When I heard that the Omnibus spending bill that President Obama signed a week before Christmas includes a provision allowing more foreign guest workers, my first reaction was disbelief. We were repeatedly told by Republican leaders that the must-pass spending bill contained only what was absolutely necessary to pay our troops, bondholders, and Social Security recipients, and we couldn’t risk shutting down the government with provisions to defund Planned Parenthood or prohibit Obama’s executive actions.
Guest-worker visas became a national scandal this year when the Walt Disney Company and Southern California Edison fired 250 and 400 employees respectively, and both companies required their laid-off workers to train replacements brought in from India to do the same job. The 2016 presidential campaign has been fired up by candidates who promise not only to crack down on illegal immigration, but also to reduce legal immigration which most Americans think is too high.
Speaker Paul Ryan gave written assurances to his conservative colleagues, such as Rep. Steve King and Rep. Mo Brooks, that he would not “bring up any immigration legislation so long as Barack Obama is president.” Yet there it was, on page 701 of the 2,009-page bill that members of Congress had only one full day to read and study before voting:
“Section 214(g)(9)(A) of the Immigration and Nationality Act is amended by striking ‘2004, 2005, or 2006 shall not again be counted toward such limitation during fiscal year 2007’ and inserting ‘2013, 2014, or 2015 shall not again be counted toward such limitation during fiscal year 2016’.” What that convoluted language means, in other words, is that employers can import up to 264,000 new H-2B workers next year because the 198,000 people allowed to come in the last three years would “not again be counted” toward the annual cap of 66,000.
Like the better-known H-1B visas for college-educated technical workers, H-2B visas for temporary blue-collar jobs are supposed to be issued only if and when “unemployed workers capable of performing the relevant service or labor cannot be found” anywhere in the United States. That limitation is easily circumvented by employers, whose task is made easier by another provision on page 888 of the Omnibus: “In the determination of prevailing wage for the purposes of the H-2B program, the Secretary shall accept private wage surveys” in lieu of official ones.
H-2B visas allow foreign workers to do jobs that are temporary or seasonal but not agricultural – categories that would make a great summer job for any high-school or college student. Prime examples include canning or packing seafood during the surge when the catch comes in, all sorts of jobs at summer resorts and amusement parks, and outdoor jobs in construction, landscaping and groundskeeping in places where that type of work can’t be done all year round.

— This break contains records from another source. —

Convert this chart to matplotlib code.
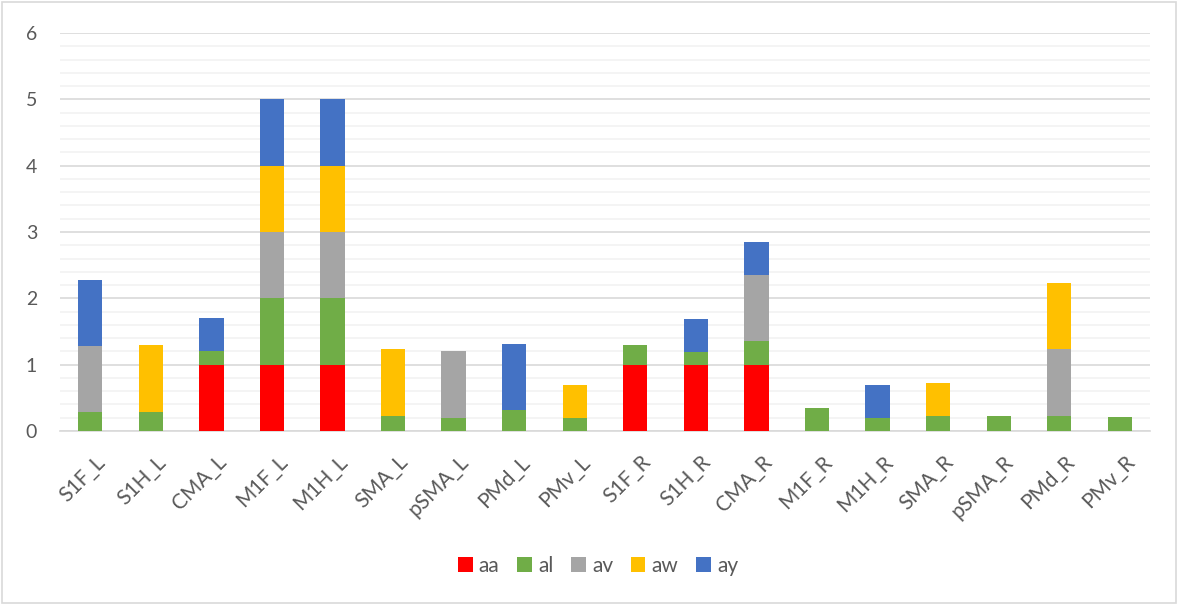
import numpy as np
import matplotlib.pyplot as plt
import matplotlib.transforms as mtransforms
from matplotlib.ticker import MultipleLocator

plt.rcParams['font.family'] = ['Lato', 'DejaVu Sans']

regions = ["S1F_L", "S1H_L", "CMA_L", "M1F_L", "M1H_L", "SMA_L", "pSMA_L", "PMd_L", "PMv_L",
           "S1F_R", "S1H_R", "CMA_R", "M1F_R", "M1H_R", "SMA_R", "pSMA_R", "PMd_R", "PMv_R"]

aa = [0, 0, 1, 1, 1, 0, 0, 0, 0, 1, 1, 1, 0, 0, 0, 0, 0, 0]
al = [0.28, 0.29, 0.21, 1, 1, 0.23, 0.2, 0.31, 0.2, 0.3, 0.19, 0.35, 0.34, 0.2, 0.23, 0.23, 0.23, 0.21]
av = [1, 0, 0, 1, 1, 0, 1, 0, 0, 0, 0, 1, 0, 0, 0, 0, 1, 0]
aw = [0, 1, 0, 1, 1, 1, 0, 0, 0.5, 0, 0, 0, 0, 0, 0.5, 0, 1, 0]
ay = [1, 0, 0.5, 1, 1, 0, 0, 1, 0, 0, 0.5, 0.5, 0, 0.5, 0, 0, 0, 0]

series = [("aa", aa, "#FF0000"), ("al", al, "#70AD47"), ("av", av, "#A5A5A5"),
          ("aw", aw, "#FFC000"), ("ay", ay, "#4472C4")]

fig = plt.figure(figsize=(11.8, 6.05), dpi=100)
ax = fig.add_axes([60 / 1180, 1 - 431 / 605, 1090 / 1180, 398 / 605])

x = np.arange(len(regions))
bottom = np.zeros(len(regions))
for name, vals, color in series:
    vals = np.array(vals, dtype=float)
    ax.bar(x, vals, 0.4, bottom=bottom, color=color, label=name, zorder=3)
    bottom += vals

ax.set_xlim(-0.5, len(regions) - 0.5)
ax.set_ylim(0, 6)
ax.yaxis.set_major_locator(MultipleLocator(1))
ax.yaxis.set_minor_locator(MultipleLocator(0.2))
ax.grid(which='major', axis='y', color='#D9D9D9', linewidth=1.2, zorder=0)
ax.grid(which='minor', axis='y', color='#F2F2F2', linewidth=1.2, zorder=0)
for s in ['top', 'right', 'left']:
    ax.spines[s].set_visible(False)
ax.spines['bottom'].set_color('#D9D9D9')
ax.spines['bottom'].set_linewidth(1.2)
ax.tick_params(which='both', length=0)
ax.tick_params(axis='y', labelsize=14, labelcolor='#595959', pad=16.5)
ax.set_xticks(x)
ax.set_xticklabels(regions, rotation=45, ha='right', rotation_mode='anchor',
                   fontsize=15, color='#595959')
ax.tick_params(axis='x', pad=15)
shift = mtransforms.ScaledTranslation(5 / 100, 0, fig.dpi_scale_trans)
for lbl in ax.get_xticklabels():
    lbl.set_transform(lbl.get_transform() + shift)

ax.legend(loc='center', bbox_to_anchor=(598 / 1180, 1 - 566 / 605), bbox_transform=fig.transFigure,
          ncol=5, frameon=False, fontsize=15, handlelength=0.7, handleheight=0.7,
          handletextpad=0.3, columnspacing=0.85, labelcolor='#595959')

# light frame around the whole chart
fig.patches.append(plt.Rectangle((0.002, 0.003), 0.995, 0.994, transform=fig.transFigure,
                                 fill=False, edgecolor='#D9D9D9', linewidth=1.2))

fig.savefig('out.png', dpi=100)
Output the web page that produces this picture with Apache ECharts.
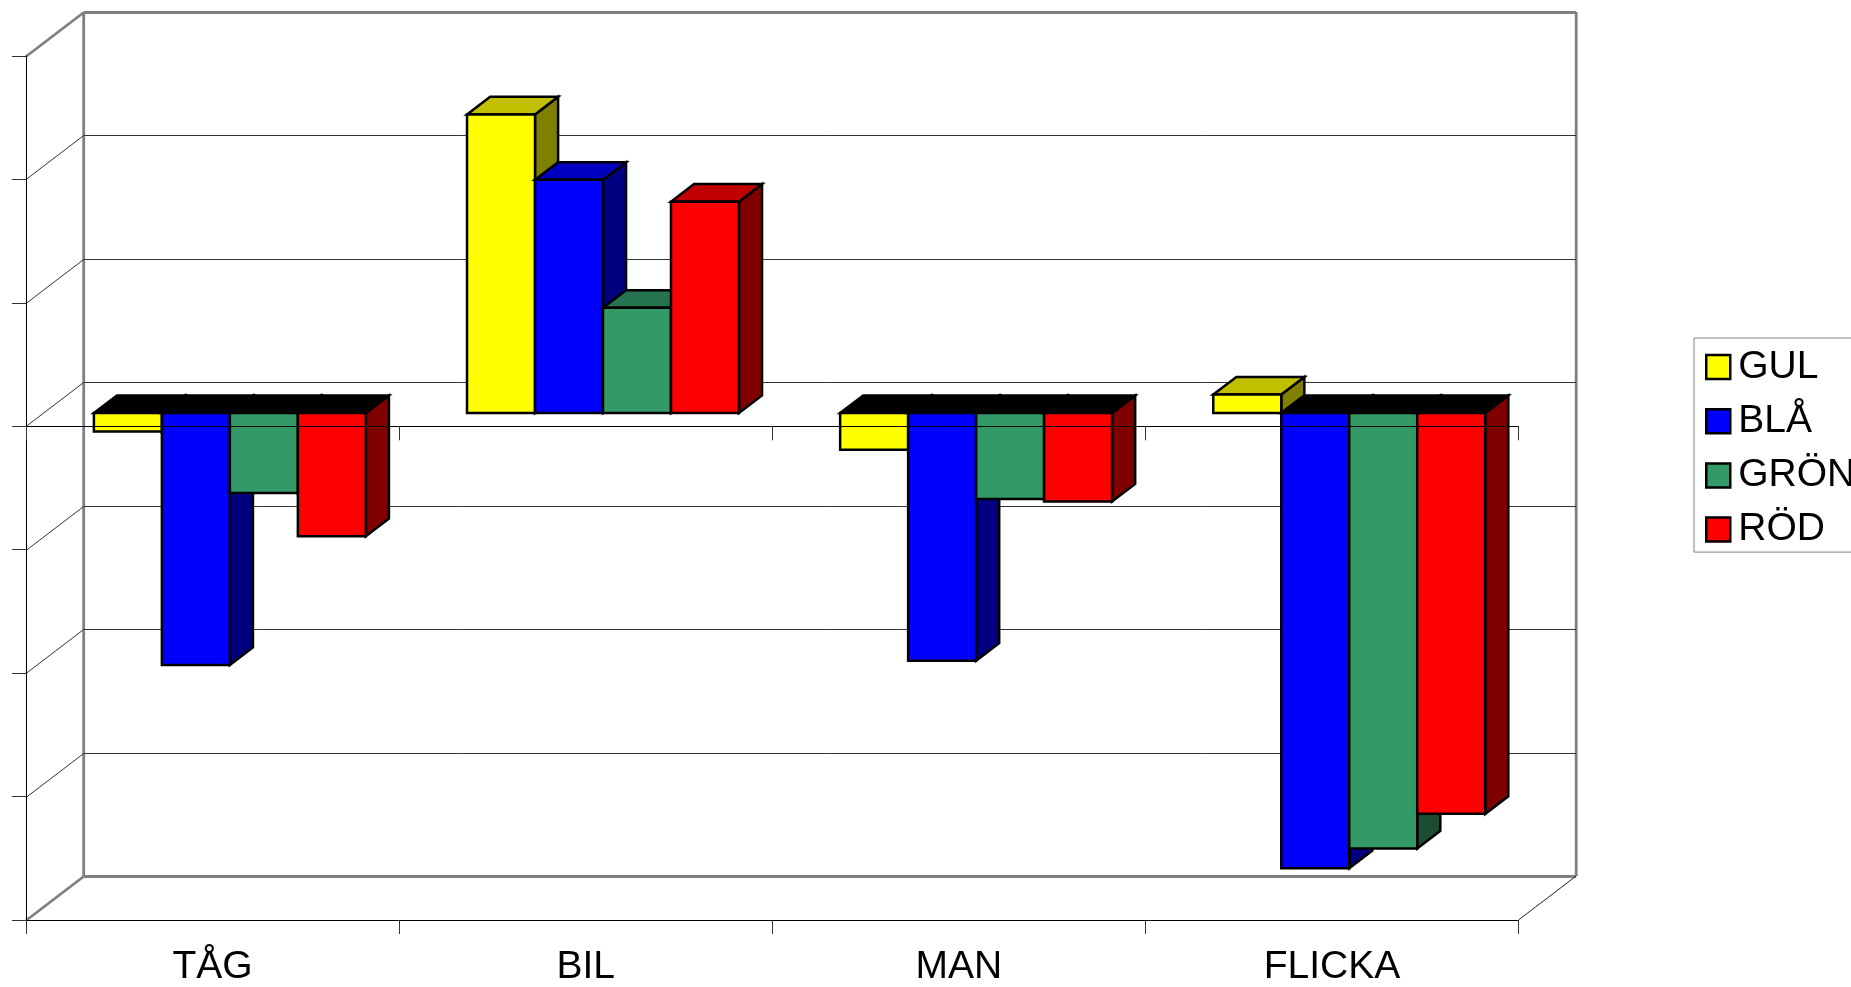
<!DOCTYPE html>
<html>
<head>
<meta charset="utf-8">
<style>html,body{margin:0;padding:0;background:#fff;overflow:hidden}#c{width:1851px;height:987px}</style>
<script src="https://cdn.jsdelivr.net/npm/echarts@6/dist/echarts.min.js"></script>
</head>
<body>
<div id="c"></div>
<script>
var categories = ['TÅG', 'BIL', 'MAN', 'FLICKA'];
var seriesNames = ['GUL', 'BLÅ', 'GRÖN', 'RÖD'];
var gul  = [-1.5, 24.2, -2.97, 1.5];
var bla  = [-20.4, 18.9, -20.07, -36.87];
var gron = [-6.47, 8.53, -6.97, -35.27];
var rod  = [-9.97, 17.13, -7.17, -32.47];
var yTicks = [30, 20, 10, 0, -10, -20, -30, -40];

var frontColors = ['#ffff00', '#0000ff', '#339966', '#ff0000'];
var topColors   = ['#c0c000', '#0000c0', '#267350', '#c00000'];
var sideColors  = ['#808000', '#000080', '#1a4d33', '#800000'];

var DX = 57.7, DY = 44;
var barFrac = 0.1822;
var FRONT = 0.3, DEPTH = 0.4;

function poly(points, fill) {
  return { type: 'polygon', shape: { points: points }, style: { fill: fill, stroke: '#000', lineWidth: 2.5, lineJoin: 'miter' } };
}

function barRender(si) {
  return function (params, api) {
    var cat = api.value(0), val = api.value(1);
    var band = api.size([1, 0])[0];
    var w = band * barFrac;
    var cx = api.coord([cat, 0])[0];
    var y0 = api.coord([cat, 0])[1] - DY * FRONT;
    var yv = api.coord([cat, val])[1] - DY * FRONT;
    var xl = cx + (si - 2) * w + DX * FRONT;
    var xr = xl + w;
    var ox = DX * DEPTH, oy = DY * DEPTH;
    var topY = Math.min(y0, yv);
    var botY = Math.max(y0, yv);
    var topFill = val < 0 ? '#000000' : topColors[si];
    return {
      type: 'group',
      children: [
        poly([[xr, topY], [xr + ox, topY - oy], [xr + ox, botY - oy], [xr, botY]], sideColors[si]),
        poly([[xl, topY], [xl + ox, topY - oy], [xr + ox, topY - oy], [xr, topY]], topFill),
        poly([[xl, topY], [xr, topY], [xr, botY], [xl, botY]], frontColors[si])
      ]
    };
  };
}

function frameRender(params, api) {
  var v = api.value(0);
  var cs = params.coordSys;
  var x0 = cs.x, x1 = cs.x + cs.width;
  var y = Math.round(api.coord([0, v])[1]) + 0.5;
  var yTop = cs.y, yBot = cs.y + cs.height;
  var isEdge = v === yTicks[0] || v === yTicks[yTicks.length - 1];
  var wall = { stroke: '#808080', lineWidth: 2.8 };
  var thin = { stroke: '#333333', lineWidth: 1 };
  var ch = [];
  ch.push({ type: 'line', shape: { x1: x0 + DX, y1: y - DY, x2: x1 + DX, y2: y - DY }, style: isEdge ? wall : thin });
  ch.push({ type: 'line', shape: { x1: x0, y1: y, x2: x0 + DX, y2: y - DY }, style: isEdge ? wall : thin });
  if (v === yTicks[0]) {
    ch.push({ type: 'line', shape: { x1: x0 + DX, y1: yTop - DY, x2: x0 + DX, y2: yBot - DY }, style: wall });
    ch.push({ type: 'line', shape: { x1: x1 + DX, y1: yTop - DY, x2: x1 + DX, y2: yBot - DY }, style: wall });
  }
  if (v === yTicks[yTicks.length - 1]) {
    ch.push({ type: 'line', shape: { x1: x1, y1: yBot, x2: x1 + DX, y2: yBot - DY }, style: { stroke: '#222', lineWidth: 1 } });
  }
  return { type: 'group', children: ch };
}

var valueLists = [gul, bla, gron, rod];
var series = [{
  type: 'custom', name: 'frame', z: 1, silent: true, clip: false,
  renderItem: frameRender,
  encode: { y: 0 },
  data: yTicks.map(function (v) { return [v]; })
}];
seriesNames.forEach(function (n, si) {
  series.push({
    type: 'custom', name: n, z: 2, silent: true, clip: false,
    renderItem: barRender(si),
    itemStyle: { color: frontColors[si] },
    encode: { x: 0, y: 1 },
    data: valueLists[si].map(function (v, i) { return [i, v]; })
  });
});

var chart = echarts.init(document.getElementById('c'), null, { renderer: 'canvas' });
chart.setOption({
  animation: false,
  backgroundColor: '#fff',
  textStyle: { fontFamily: 'Liberation Sans' },
  grid: { left: 26, right: 332.5, top: 56, bottom: 64, containLabel: false },
  legend: {
    data: seriesNames, orient: 'vertical', left: 1694, top: 338,
    padding: [9.5, 80, 3, 11], itemGap: 15.2, itemWidth: 24, itemHeight: 24,
    icon: 'rect', selectedMode: false,
    borderColor: '#808080', borderWidth: 1, backgroundColor: '#fff',
    itemStyle: { borderColor: '#000', borderWidth: 2.5 },
    textStyle: { fontFamily: 'Liberation Sans', fontSize: 39, color: '#000', padding: [4, 0, 0, 3] }
  },
  xAxis: [{
    type: 'category', data: categories, position: 'bottom', z: 5,
    axisLine: { onZero: false, lineStyle: { color: '#000', width: 1 } },
    axisTick: { show: true, length: 14, lineStyle: { color: '#333', width: 1 } },
    axisLabel: { fontFamily: 'Liberation Sans', fontSize: 39, color: '#000', margin: 28, interval: 0 },
    splitLine: { show: false }
  }, {
    type: 'category', data: categories, position: 'bottom', z: 5,
    axisLine: { onZero: true, lineStyle: { color: '#000', width: 1 } },
    axisTick: { show: true, length: 14, lineStyle: { color: '#333', width: 1 } },
    axisLabel: { show: false },
    splitLine: { show: false }
  }],
  yAxis: {
    type: 'value', min: -40, max: 30, interval: 10, position: 'left', z: 5,
    axisLine: { show: true, onZero: false, lineStyle: { color: '#000', width: 1 } },
    axisTick: { show: true, length: 14, lineStyle: { color: '#333', width: 1 } },
    axisLabel: { show: false },
    splitLine: { show: false }
  },
  series: series
});
</script>
</body>
</html>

The H-2B language looks like a special-interest provision that must have been written and inserted by high-priced lobbyists, so you’d think members of Congress would have enough shame to deny knowledge and disclaim responsibility for how it got into the bill. On the contrary, House leaders and their minions have issued statements, written letters and given interviews trying to defend the indefensible.
House Majority Whip Steve Scalise claimed “there are not sufficient American workers to fill job vacancies for temporary and seasonal positions.” While the labor participation rate keeps falling to new lows every month, Scalise thinks America has a “worker shortage” forcing “many small and seasonal businesses … to shut their doors.”
House Speaker Paul Ryan lashed back at critics for “making a mountain out of a molehill” over a provision that he says would bring “only about 8,000 additional workers.” However, a 410-page report issued in April by USCIS, the agency in charge of H-2B visas, predicted that 115,500 additional visas would be issued under the revised language.
Speaking on Bill Bennett’s radio program, Ryan complained that summer resorts in Wisconsin “can’t find local workers” to staff tourist attractions because “kids are already in college.” A letter to his constituents on Ryan’s behalf claimed that “Wisconsin industries such as dairy, nurseries, agriculture and tourism” need more foreign workers to “perform work that employers cannot find American workers to perform,” although dairy and agriculture workers are not eligible for H-2B visas.
Paul Ryan is a true believer in the idea that, as he wrote in 2013, “immigration helps us get the labor force that we need so that we can have the kind of growth we want.” But economists have shown that virtually all of the economic “growth” from immigration is captured by the immigrants themselves, leaving no net benefit to American citizens already here.
Beyond the question of what to do with illegal immigrants, it’s important to reduce the flow of replacement workers into the U.S. Guest worker programs have become a racket that should be suspended or terminated.